3. She Kept it Simple
Your grandmother likely wasn’t concerned about preparing fancy meals everyday, but instead focused on meals that were tasty and healthy. And, because she didn’t stress over making the “perfect” meal each time, she was more efficient in the kitchen. This “good-enough cooking,” as it is referred to, “is a standard far easier to meet than the lavish dishes seen in magazines and served up on the Food Network,” Kathy Block said in her book The Granny Plan: 12 Steps to Everyday Home Cooking. Yet, “Granny’s meals were always filling and nutritious,” she added.
2. She Cooked with Love
Out of all the ingredients your grandmother used to prepare her meals, the one ingredient that was key was love. “From my mother and grandmother I learned to take real satisfaction in feeding people. My grandmother would beam with pleasure over a heavily laden table,” David Ferguson, writer for The Guardian, said in an article published on the newspaper’s website. Dana Meredith, writer for Taste of Home magazine agrees: “This is perhaps the best bit of wisdom passed down by any grandma: Cook for people, and they will know you love them, and they’ll remember it long after you’re gone,” she said in an article published on the magazine’s website.

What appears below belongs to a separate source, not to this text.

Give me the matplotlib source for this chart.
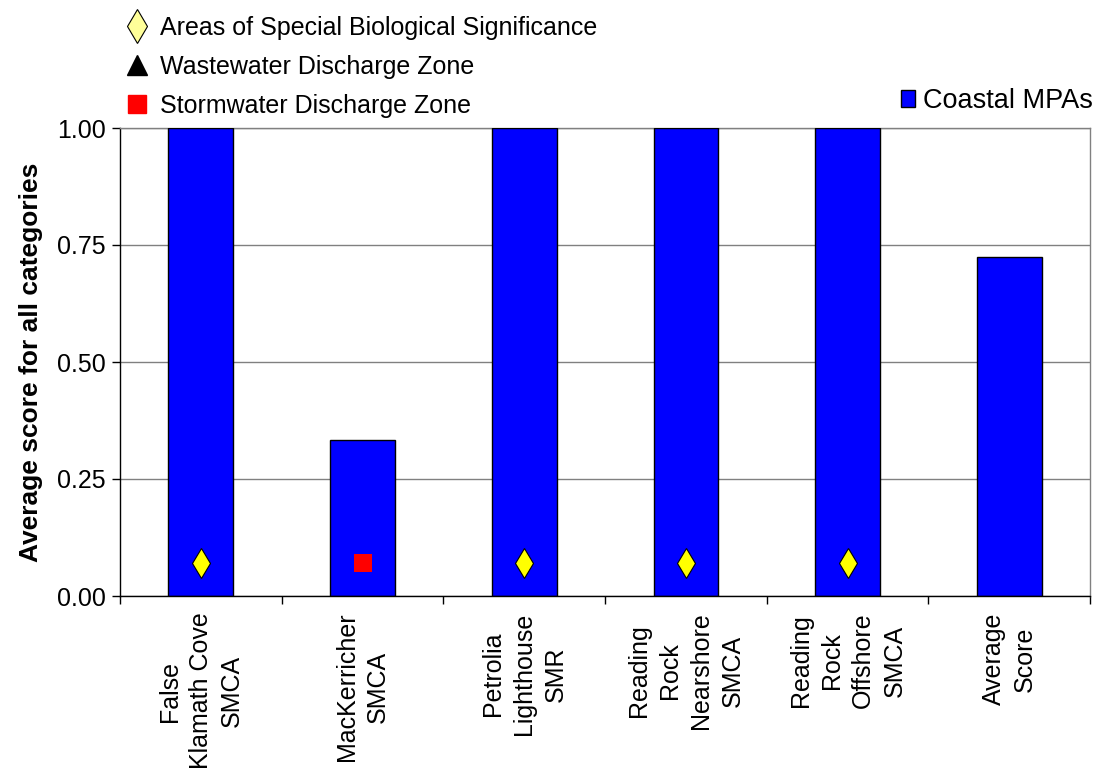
import matplotlib
matplotlib.use("Agg")
import matplotlib.pyplot as plt
from matplotlib.lines import Line2D
from matplotlib.patches import Patch
import numpy as np

plt.rcParams['font.family'] = ['Liberation Sans', 'DejaVu Sans']

categories = ["False\nKlamath Cove\nSMCA", "MacKerricher\nSMCA", "Petrolia\nLighthouse\nSMR",
              "Reading\nRock\nNearshore\nSMCA", "Reading\nRock\nOffshore\nSMCA", "Average\nScore"]
scores = [1.0, 0.333, 1.0, 1.0, 1.0, 0.725]
# marker type per category: 'asbs', 'storm', or None
zone_type = ['asbs', 'storm', 'asbs', 'asbs', 'asbs', None]
marker_y = 0.07
yticks = [0.0, 0.25, 0.5, 0.75, 1.0]

fig = plt.figure(figsize=(10.96, 7.75), dpi=100)
ax = fig.add_axes([120/1096, 1-596/775, (1090-120)/1096, (596-128)/775])

x = np.arange(len(categories))
ax.bar(x, scores, width=0.4, color='#0000FF', edgecolor='black', linewidth=1.0, zorder=3)

asbs_x = [xi for xi, t in zip(x, zone_type) if t == 'asbs']
storm_x = [xi for xi, t in zip(x, zone_type) if t == 'storm']
ax.plot(asbs_x, [marker_y]*len(asbs_x), linestyle='none', marker='d', markersize=15,
        markerfacecolor='#FFFF00', markeredgecolor='black', markeredgewidth=0.8, zorder=4)
ax.plot(storm_x, [marker_y]*len(storm_x), linestyle='none', marker='s', markersize=13.5,
        markerfacecolor='#FF0000', markeredgecolor='#FF0000', markeredgewidth=0, zorder=4)

ax.set_xlim(-0.5, len(categories)-0.5)
ax.set_ylim(0, 1.0)
ax.set_yticks(yticks)
ax.set_yticklabels([f"{v:.2f}" for v in yticks], fontsize=18)
ax.yaxis.grid(True, color='#808080', linewidth=1.0, zorder=0)
ax.tick_params(axis='y', length=6, width=1, direction='out', pad=4, colors='black')

# x ticks between categories
ax.set_xticks(np.arange(len(categories)+1) - 0.5, minor=False)
ax.set_xticklabels([])
ax.tick_params(axis='x', length=6, width=1, direction='out', color='black')
ax.set_xticks(x, minor=True)
ax.set_xticklabels(categories, minor=True, rotation=90, fontsize=18,
                   ha='center', va='top', multialignment='center', linespacing=1.38)
ax.tick_params(axis='x', which='minor', length=0, pad=12)

for s in ['left', 'bottom']:
    ax.spines[s].set_color('black')
    ax.spines[s].set_linewidth(1.0)
for s in ['top', 'right']:
    ax.spines[s].set_color('#808080')
    ax.spines[s].set_linewidth(1.0)
ax.spines['bottom'].set_zorder(5)

ax.set_ylabel("Average score for all categories", fontsize=19, fontweight='bold', labelpad=10)

# zone legend (top left)
h1 = Line2D([], [], linestyle='none', marker='d', markersize=17, markerfacecolor='#FFFF99',
            markeredgecolor='black', markeredgewidth=0.8)
h2 = Line2D([], [], linestyle='none', marker='^', markersize=14, markerfacecolor='black',
            markeredgecolor='black')
h3 = Line2D([], [], linestyle='none', marker='s', markersize=13, markerfacecolor='#FF0000',
            markeredgecolor='#FF0000')
fig.legend([h1, h2, h3], ["Areas of Special Biological Significance", "Wastewater Discharge Zone",
                          "Stormwater Discharge Zone"],
           loc='upper left', bbox_to_anchor=(126/1096, 1-16/775), frameon=False, fontsize=18,
           handlelength=0.9, handletextpad=0.45, labelspacing=0.6, borderpad=0, borderaxespad=0)

# series legend (top right)
fig.legend([Patch(facecolor='#0000FF', edgecolor='black', linewidth=1.0)], ["Coastal MPAs"],
           loc='center right', bbox_to_anchor=(1093/1096, 1-101/775), frameon=False, fontsize=19.5,
           handlelength=0.5, handleheight=0.55, handletextpad=0.3, borderpad=0, borderaxespad=0)

fig.savefig("out.png", dpi=100)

1. She Took ‘Home Ec’ in School
Years ago, females took home economics courses in high school and college. These courses taught them how to cook, including how to boil water correctly.
“When my mom took her home economics courses in the 1950s, they learned every egg preparation there was,” Susan Turgeson, president of the Association of Teacher Educators for family and consumer sciences, told NPR. “The reason for that was, they didn’t know what kind of eggs their [future] husband might want.”
FUN FACT: Home economics started in the early 1900s. Its purpose was to professionalize housework.
Now that you know what made your grandmother’s cooking so delicious, it’s time for you to get in the kitchen and apply some of these methods to your meal preparation. Thanks for reading, and happy cooking!